仕事が辛くて、現実逃避のせいか自然とindeedなどの求人募集を見てしまう。

未経験でも就労可能な仕事をメインに検索して、時給○○円という記載を眺めながら、どうしたものかと近くのイオンで一人佇んでいる。

僕の給料は月給制だから時給換算したことはない。ただ求人募集の金額を月給換算すれば今より収入が減ってしまうことがほとんどである。未経験者からの勤務だから安いのは決まっていて、仕方ない部分はある。

僕は別に給料を気にする人間ではないはずだった。30代の前半に短い期間ではあったけどアルバイトみたいな仕事をしていたことがあった。年収ベースで半分以下に落ち込んだが、別に自分としては不満はなかった。生きていけるだけのお金があって、やりがいがあればそれでよかった。

結婚していない、家族がいない人間の強みかもしれない。

一方で、プライドめいたところもあって今の職を選んだ理由のひとつに給料の良さがあった(あと離職率の低さ…色々おかしいな)。
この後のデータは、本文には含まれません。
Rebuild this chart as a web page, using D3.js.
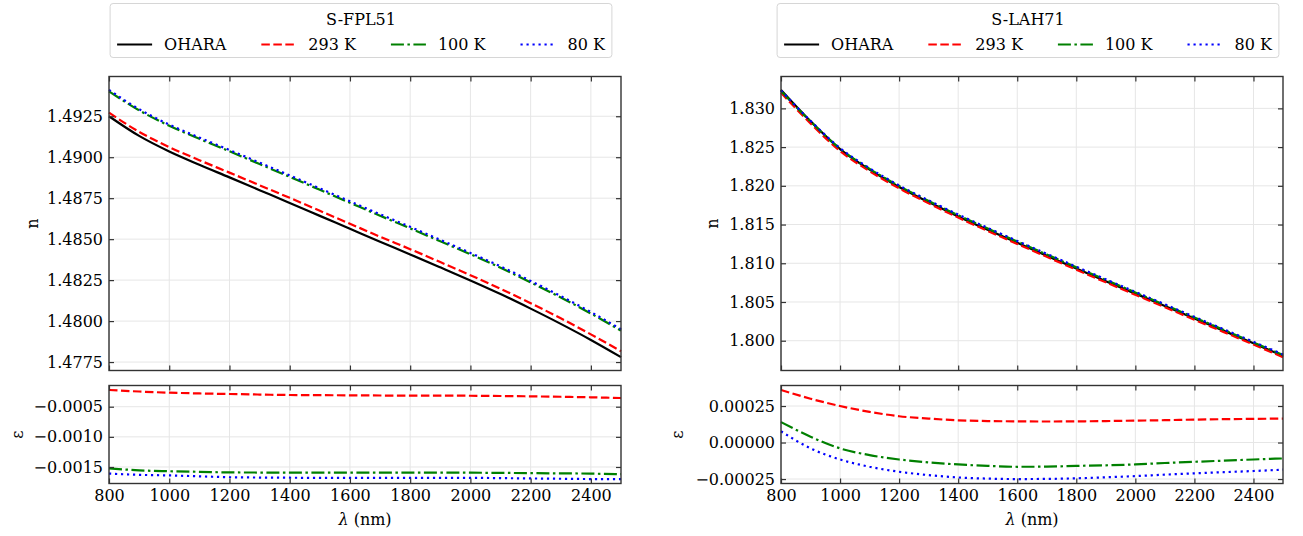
<!DOCTYPE html>
<html>
<head>
<meta charset="utf-8">
<script src="https://cdn.jsdelivr.net/npm/d3@7"></script>
<style>
  body { margin: 0; background: #fff; }
  text { font-family: "DejaVu Serif", serif; fill: #000; }
</style>
</head>
<body>
<svg id="chart" width="1303" height="536"></svg>
<script>
// wavelength grid (nm)
const wavelength = [800, 900, 1000, 1100, 1200, 1300, 1400, 1500, 1600, 1700, 1800, 1900, 2000, 2100, 2200, 2300, 2400, 2500];

// S-FPL51 refractive index
const fplOhara = [1.4925, 1.4913, 1.49035, 1.48954, 1.48877, 1.48799, 1.48721, 1.48642, 1.48563, 1.48484, 1.48407, 1.48328, 1.48248, 1.48165, 1.48076, 1.47983, 1.47885, 1.4778];
const fpl293 = [1.49272, 1.49155, 1.49062, 1.48982, 1.48906, 1.48829, 1.48752, 1.48673, 1.48594, 1.48515, 1.48439, 1.4836, 1.4828, 1.48197, 1.48109, 1.48017, 1.47919, 1.47816];
const fpl100 = [1.49402, 1.49286, 1.49192, 1.49112, 1.49036, 1.48958, 1.4888, 1.48801, 1.48722, 1.48643, 1.48566, 1.48487, 1.48408, 1.48325, 1.48236, 1.48144, 1.48046, 1.47942];
const fpl80 = [1.49411, 1.49293, 1.49199, 1.4912, 1.49044, 1.48967, 1.48889, 1.4881, 1.48731, 1.48652, 1.48575, 1.48496, 1.48416, 1.48334, 1.48245, 1.48153, 1.48055, 1.4795];

// S-FPL51 deviation
const fplEps293 = [-0.000222, -0.000248, -0.000267, -0.00028, -0.000289, -0.000298, -0.000306, -0.000309, -0.000311, -0.000314, -0.000317, -0.000317, -0.000318, -0.000322, -0.000328, -0.000335, -0.000344, -0.000356];
const fplEps100 = [-0.001522, -0.001556, -0.00157, -0.00158, -0.00159, -0.001592, -0.001593, -0.001594, -0.001594, -0.001594, -0.001594, -0.001594, -0.001595, -0.001598, -0.001602, -0.001606, -0.00161, -0.00162];
const fplEps80 = [-0.00161, -0.00163, -0.00164, -0.001655, -0.00167, -0.001675, -0.001678, -0.00168, -0.00168, -0.00168, -0.00168, -0.00168, -0.00168, -0.001685, -0.00169, -0.001695, -0.0017, -0.0017];

// S-LAH71 refractive index
const lahOhara = [1.83239, 1.82835, 1.82475, 1.8221, 1.81985, 1.8179, 1.81605, 1.81432, 1.81264, 1.81097, 1.80931, 1.80769, 1.80608, 1.80448, 1.80287, 1.80127, 1.79966, 1.79804];
const lah293 = [1.83203, 1.82805, 1.8245, 1.82189, 1.81967, 1.81774, 1.8159, 1.81417, 1.8125, 1.81083, 1.80917, 1.80754, 1.80593, 1.80433, 1.80271, 1.80111, 1.7995, 1.79788];
const lah100 = [1.83225, 1.82831, 1.82479, 1.82219, 1.81997, 1.81804, 1.8162, 1.81448, 1.81281, 1.81114, 1.80947, 1.80785, 1.80623, 1.80462, 1.803, 1.80139, 1.79978, 1.79815];
const lah80 = [1.83231, 1.82839, 1.82487, 1.82227, 1.82005, 1.81812, 1.81629, 1.81457, 1.81289, 1.81122, 1.80956, 1.80793, 1.80631, 1.8047, 1.80308, 1.80147, 1.79986, 1.79823];

// S-LAH71 deviation
const lahEps293 = [0.00036, 0.0003, 0.00025, 0.00021, 0.00018, 0.000164, 0.000152, 0.000147, 0.000145, 0.000144, 0.000145, 0.000147, 0.00015, 0.000153, 0.000157, 0.00016, 0.000162, 0.000164];
const lahEps100 = [0.00014, 0.00004, -0.00004, -0.000086, -0.000116, -0.000136, -0.00015, -0.00016, -0.000166, -0.000165, -0.00016, -0.000156, -0.00015, -0.00014, -0.000132, -0.000124, -0.000116, -0.000109];
const lahEps80 = [0.000077, -0.00004, -0.000116, -0.000166, -0.0002, -0.000223, -0.000239, -0.000247, -0.00025, -0.000249, -0.000245, -0.000238, -0.00023, -0.00022, -0.000211, -0.000203, -0.000195, -0.000186];

// ticks and labels
const xTicks = [800, 1000, 1200, 1400, 1600, 1800, 2000, 2200, 2400];
const fplNTicks = [1.4775, 1.48, 1.4825, 1.485, 1.4875, 1.49, 1.4925];
const fplEpsTicks = [-0.0015, -0.001, -0.0005];
const lahNTicks = [1.8, 1.805, 1.81, 1.815, 1.82, 1.825, 1.83];
const lahEpsTicks = [-0.00025, 0, 0.00025];
const seriesLabels = ['OHARA', '293 K', '100 K', '80 K'];

const styles = [
  { color: '#000000', dash: null },
  { color: '#ff0000', dash: '8.5,3.5' },
  { color: '#008000', dash: '13,3.5,2.5,3.5' },
  { color: '#0000ff', dash: '2.2,3.8' }
];

const svg = d3.select('#chart');

const panels = [
  {
    title: 'S-FPL51', left: 109, right: 621,
    n: [fplOhara, fpl293, fpl100, fpl80], eps: [fplEps293, fplEps100, fplEps80],
    nTicks: fplNTicks, epsTicks: fplEpsTicks, nFmt: d3.format('.4f'), epsFmt: d3.format('.4f'),
    nLabelX: 32, epsLabelX: 17
  },
  {
    title: 'S-LAH71', left: 781, right: 1283,
    n: [lahOhara, lah293, lah100, lah80], eps: [lahEps293, lahEps100, lahEps80],
    nTicks: lahNTicks, epsTicks: lahEpsTicks, nFmt: d3.format('.3f'), epsFmt: d3.format('.5f'),
    nLabelX: 712, epsLabelX: 677
  }
];

const topBox = { top: 76.5, bottom: 370.5 };
const botBox = { top: 385.5, bottom: 483.5 };

// matplotlib style 5% margins
function paddedDomain(arrays) {
  const ext = d3.extent(arrays.flat());
  const pad = (ext[1] - ext[0]) * 0.05;
  return [ext[0] - pad, ext[1] + pad];
}

function drawAxes(p, box, yDomain, yTicks, yFmt, series, styleOffset, showX, ylabel, ylabelX) {
  const x = d3.scaleLinear().domain([800, 2500]).range([p.left, p.right]);
  const y = d3.scaleLinear().domain(yDomain).range([box.bottom, box.top]);

  const g = svg.append('g');

  // grid
  g.append('g').selectAll('line.gx').data(xTicks).enter().append('line')
    .attr('x1', d => x(d)).attr('x2', d => x(d))
    .attr('y1', box.top).attr('y2', box.bottom)
    .attr('stroke', '#e6e6e6').attr('stroke-width', 1);
  g.append('g').selectAll('line.gy').data(yTicks).enter().append('line')
    .attr('x1', p.left).attr('x2', p.right)
    .attr('y1', d => y(d)).attr('y2', d => y(d))
    .attr('stroke', '#e6e6e6').attr('stroke-width', 1);

  // data lines
  const line = d3.line()
    .x((d, i) => x(wavelength[i]))
    .y(d => y(d))
    .curve(d3.curveMonotoneX);

  series.forEach((s, i) => {
    const st = styles[i + styleOffset];
    g.append('path')
      .datum(s)
      .attr('d', line)
      .attr('fill', 'none')
      .attr('stroke', st.color)
      .attr('stroke-width', 2.2)
      .attr('stroke-dasharray', st.dash);
  });

  // axes, ticks pointing in
  const xBottom = d3.axisBottom(x).tickValues(xTicks).tickSizeInner(-5).tickSizeOuter(0).tickPadding(6)
    .tickFormat(showX ? d3.format('d') : '');
  const xTop = d3.axisTop(x).tickValues(xTicks).tickSizeInner(-5).tickSizeOuter(0).tickFormat('');
  const yLeft = d3.axisLeft(y).tickValues(yTicks).tickSizeInner(-5).tickSizeOuter(0).tickPadding(6).tickFormat(yFmt);
  const yRight = d3.axisRight(y).tickValues(yTicks).tickSizeInner(-5).tickSizeOuter(0).tickFormat('');

  [
    g.append('g').attr('transform', `translate(0,${box.bottom})`).call(xBottom),
    g.append('g').attr('transform', `translate(0,${box.top})`).call(xTop),
    g.append('g').attr('transform', `translate(${p.left},0)`).call(yLeft),
    g.append('g').attr('transform', `translate(${p.right},0)`).call(yRight)
  ].forEach(a => {
    a.select('.domain').remove();
    a.selectAll('line').attr('stroke', '#333').attr('stroke-width', 1.2);
    a.selectAll('text').style('font-family', '"DejaVu Serif", serif').style('font-size', '16px').attr('fill', '#000');
  });

  // frame
  g.append('rect')
    .attr('x', p.left).attr('y', box.top)
    .attr('width', p.right - p.left).attr('height', box.bottom - box.top)
    .attr('fill', 'none').attr('stroke', '#333').attr('stroke-width', 1.4);

  g.append('text')
    .attr('transform', `translate(${ylabelX},${(box.top + box.bottom) / 2}) rotate(-90)`)
    .attr('text-anchor', 'middle').attr('dy', '0.35em')
    .style('font-size', '16px')
    .text(ylabel);

  if (showX) {
    const t = g.append('text')
      .attr('x', (p.left + p.right) / 2).attr('y', 525)
      .attr('text-anchor', 'middle').style('font-size', '16px');
    t.append('tspan').attr('font-style', 'italic').text('λ');
    t.append('tspan').text(' (nm)');
  }
}

function drawLegend(p) {
  const lg = svg.append('g');
  const box = lg.append('rect');
  const handleLen = 35, gap = 12, colSpace = 35;
  let cx = 7;
  seriesLabels.forEach((lab, i) => {
    const st = styles[i];
    lg.append('line')
      .attr('x1', cx).attr('x2', cx + handleLen)
      .attr('y1', 41).attr('y2', 41)
      .attr('stroke', st.color).attr('stroke-width', 2.2)
      .attr('stroke-dasharray', st.dash);
    const t = lg.append('text')
      .attr('x', cx + handleLen + gap).attr('y', 41).attr('dy', '0.35em')
      .style('font-size', '16px').text(lab);
    cx += handleLen + gap + t.node().getComputedTextLength() + colSpace;
  });
  const width = cx - colSpace + 7;
  lg.append('text')
    .attr('x', width / 2).attr('y', 16).attr('dy', '0.35em')
    .attr('text-anchor', 'middle').style('font-size', '16px')
    .text(p.title);
  box.attr('x', 0).attr('y', 0).attr('width', width).attr('height', 54)
    .attr('rx', 3).attr('fill', '#fff').attr('stroke', '#d6d6d6').attr('stroke-width', 1);
  const center = (p.left + p.right) / 2 - 4;
  lg.attr('transform', `translate(${center - width / 2},3.5)`);
}

panels.forEach(p => {
  drawAxes(p, topBox, paddedDomain(p.n), p.nTicks, p.nFmt, p.n, 0, false, 'n', p.nLabelX);
  drawAxes(p, botBox, paddedDomain(p.eps), p.epsTicks, p.epsFmt, p.eps, 1, true, 'ε', p.epsLabelX);
  drawLegend(p);
});
</script>
</body>
</html>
相反する自分の二面性を見ながら、どっちが本当の自分なのか問う。そして何を言ってるんだと思い返す。苦しい今から逃げたいだけなんだと確信めいた答えはとっくの十年以上前から出ている話だ。

眼の前にある時給いくらの求人募集と、今の自分の仕事を改めて思う。

交互に見やると、ぼんやりと二人の自分が浮かぶ。どっちがいいんだろう。死んだ魚の眼をくり抜いて艶やかな義眼に色づけた今の自分が得る対価は、それはそれでシンドいものがある。

ある友人は「物事の多くは金で解決できる」と言った。

否定したくなる言葉ではあるのだが、不思議なことにそれなりに真理なような気がする。働かなくても生きていける金があれば、そりゃみんなは働かない。自己実現のため、成長のために無償で働く人なんてどれだけいるだろうか。そんな人たちは頼まずともボランティアに出る。

僕らは金がかかる人生のために働いている。心を殺してでも笑顔で「ありがとうございました」と客に頭を下げる。どんな相手にでもだ。

顔を上げてみれば、イオンで働くパートのオバちゃんたちがあくせくと働いていた。彼女たちは時給いくらなんだろうか。

「ああ、楽しそうだな」とイオンのオバちゃんたちを素直に羨ましがっている自分がいる。きっと時給は僕のほうがいい。なのに僕は幸せじゃない。目の前の人たちを羨みながら、「今日もなんて辛い日なんだろう」とネットの片隅でつぶやいている。

かつての友人の言葉を覆す現実に直面し、僕はまた頭を悩ますことになる。

僕は時給いくらが適切な人間なんだろう。答えがほしい。